After several years of struggling, the company went bankrupt in 1979, leaving customers stranded with half-built planes.

But the BD-5J’s popularity got a huge boost in 1983, when it was featured in the opening sequence of the James Bond movie “Octopussy”. (The plane does NOT have fold-up wings, as portrayed in the movie).

So a bunch of people completed their BD-5Js with whatever engine they could get their hands on, and they became very popular doing aerobatic stunts at airshows.

The problem is that a lot of these engines tended to either flame out or melt or set the BD-5J on fire, leading to a horrific accident rate.

It is estimated the 15% of all flights in a BD-5J have ended in fatalities. Yeah, there’s no decimal point there. 15 out of 100 flights.

So I’m sort of hoping that today that I’ll be in the lucky 85%.

In the sim, at least, the BD-5J is incredibly agile. It rolls on a dime, and recovers immediately. You can roll roll roll and then stop when you want.

But at first, I did find it difficult to do a loop. Despite starting with a dive to maximum speed, it would stall out at the top, and I’d end up doing a hammerhead or an Immelmann at best. Love the smoke showing your trail.

Despite this, it was always easily recoverable, though the stall horn went off a lot.

Whoosh! That’s a wild ride.

I finally figured out, though, that the key to a successful loop was turning on the fuel pump. That way you – barely – made it over the top.

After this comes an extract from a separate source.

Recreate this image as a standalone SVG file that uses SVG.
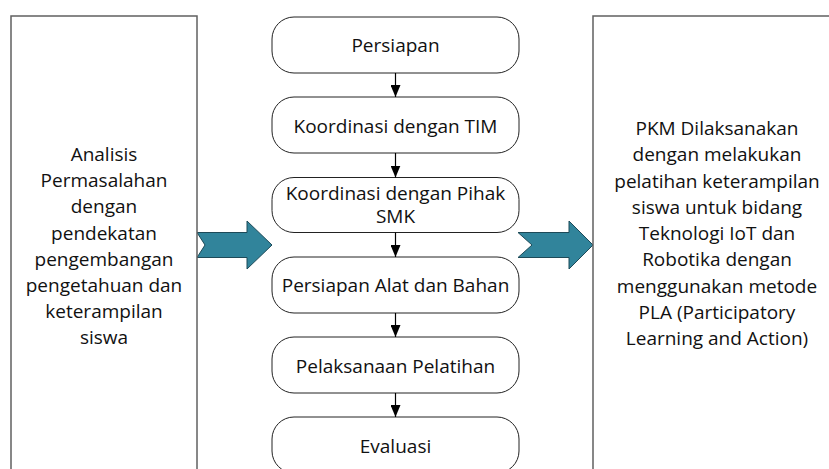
<svg xmlns="http://www.w3.org/2000/svg" width="829" height="469" viewBox="0 0 829 469">
<style>
.side{fill:#fff;stroke:#606060;stroke-width:1.5}
.step{fill:#fff;stroke:#222;stroke-width:1}
.big{fill:#31849b;stroke:#1d4a58;stroke-width:1}
.t{font-family:"Open Sans","Noto Sans",sans-serif;font-size:19px;fill:#111;text-anchor:middle}
.c{stroke:#000;stroke-width:1.2;fill:none;marker-end:url(#ah)}
</style>
<defs>
<marker id="ah" markerUnits="userSpaceOnUse" markerWidth="12" markerHeight="10" refX="12" refY="5" orient="auto" viewBox="0 0 12 10">
<path d="M0,0 L12,5 L0,10 z" fill="#000"/>
</marker>
</defs>
<rect width="829" height="469" fill="#fff"/>
<g id="arrow-left"><polygon class="big" points="197,232.5 247,232.5 247,221 272,245 247,269 247,257.5 197,257.5 205,245"/></g>
<g id="arrow-right"><polygon class="big" points="518,232.5 569,232.5 569,221 593,245 569,269 569,257.5 518,257.5 532,245"/></g>
<g id="left-box">
<rect class="side" x="11" y="16" width="186" height="470"/>
<text class="t"><tspan x="104" y="161">Analisis</tspan><tspan x="104" y="187.2">Permasalahan</tspan><tspan x="104" y="213.4">dengan</tspan><tspan x="104" y="239.6">pendekatan</tspan><tspan x="104" y="265.8">pengembangan</tspan><tspan x="104" y="292">pengetahuan dan</tspan><tspan x="104" y="318.2">keterampilan</tspan><tspan x="104" y="344.4">siswa</tspan></text>
</g>
<g id="right-box">
<rect class="side" x="593" y="16" width="250" height="470"/>
<text class="t"><tspan x="717" y="135">PKM Dilaksanakan</tspan><tspan x="717" y="161.25">dengan melakukan</tspan><tspan x="717" y="187.5">pelatihan keterampilan</tspan><tspan x="717" y="213.75">siswa untuk bidang</tspan><tspan x="717" y="240">Teknologi IoT dan</tspan><tspan x="717" y="266.25">Robotika dengan</tspan><tspan x="717" y="292.5">menggunakan metode</tspan><tspan x="717" y="318.75">PLA (Participatory</tspan><tspan x="717" y="345">Learning and Action)</tspan></text>
</g>
<g id="persiapan"><rect class="step" x="272" y="17" width="247" height="56" rx="22"/><text class="t" x="395.5" y="51.5">Persiapan</text></g>
<g id="koordinasi-tim"><rect class="step" x="272" y="97" width="247" height="56" rx="22"/><text class="t" x="395.5" y="132.5">Koordinasi dengan TIM</text></g>
<g id="koordinasi-smk"><rect class="step" x="272" y="177.5" width="247" height="55" rx="22"/><text class="t"><tspan x="395.5" y="199.5">Koordinasi dengan Pihak</tspan><tspan x="395.5" y="223">SMK</tspan></text></g>
<g id="alat-bahan"><rect class="step" x="272" y="257" width="247" height="56" rx="22"/><text class="t" x="395.5" y="292.3">Persiapan Alat dan Bahan</text></g>
<g id="pelaksanaan"><rect class="step" x="272" y="337" width="247" height="56" rx="22"/><text class="t" x="395.5" y="372.8">Pelaksanaan Pelatihan</text></g>
<g id="evaluasi"><rect class="step" x="272" y="417" width="247" height="56" rx="22"/><text class="t" x="395.5" y="452.5">Evaluasi</text></g>
<g id="connectors">
<line class="c" x1="395.5" y1="73" x2="395.5" y2="97"/>
<line class="c" x1="395.5" y1="153" x2="395.5" y2="177.5"/>
<line class="c" x1="395.5" y1="232.5" x2="395.5" y2="257"/>
<line class="c" x1="395.5" y1="313" x2="395.5" y2="337"/>
<line class="c" x1="395.5" y1="393" x2="395.5" y2="417"/>
</g>
</svg>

In the sim, at least, it’s one hell of a fun airplane.

But the fact is that a lot of very experienced airshow pilots have been killed flying in it, in real life.

Time to bring her home.

Entering the pattern to land at Oshkosh.

In the sim, at least, the BD-5J gains speed easily when the nose is down and descending. The first time, I came in too high and too hot and had to go around.

The next time I was right on the money: about 85 knots. You can’t flare and bleed off much speed, you have to fly it onto the runway.

I don’t know if I’d get in one of these suckers in real life, though. I’ll leave it to James Bond.

Hope you enjoyed a fun ride in the Bede BD-5J, the world’s smallest jet.